Let's be direct. For a professional operating on a global scale, your content process isn't a creative exercise—it's a core business function, directly tethered to your revenue, reputation, and risk. The internet is saturated with guides on building a basic to-do list or a colorful content calendar. The fundamental problem is that they treat you like a hobbyist blogger, not the CEO of a "Business-of-One." They show you how to track tasks, but they fail to help you manage a business engine. This leaves you exposed, juggling chaotic email threads for approvals, manually tracking invoices, and carrying the low-grade anxiety that a critical detail has slipped through the cracks.
This guide is different. We are not here to build another checklist. Together, we will construct a complete Content Operating System (OS) in Notion.
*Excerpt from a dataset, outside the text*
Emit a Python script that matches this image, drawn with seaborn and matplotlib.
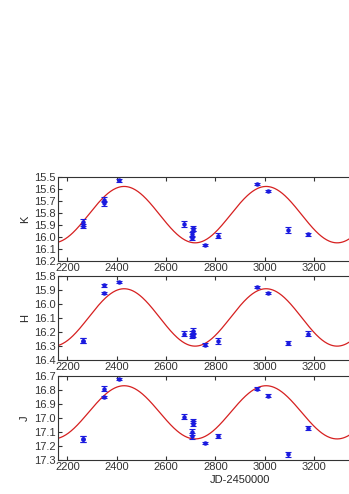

Think of it as the central nervous system for your content operations—a strategic framework designed to manage the entire lifecycle of an engagement, from the moment a brief lands on your desk to the second that final invoice is marked paid. This system is your single source of truth, architected to provide absolute control. It’s how you move from feeling like a freelance creative to operating like a strategic partner who has every operational detail firmly in hand. We will build the command center that ensures nothing gets published without approval, no feedback gets lost, and no payment is forgotten.
A command center requires a robust foundation. This is where we make a critical mindset shift: stop thinking of Notion as a prettier word processor and start seeing it as the development platform for your custom business software. We are not merely making lists; we are architecting a series of relational databases that will form the bedrock of your entire project management system.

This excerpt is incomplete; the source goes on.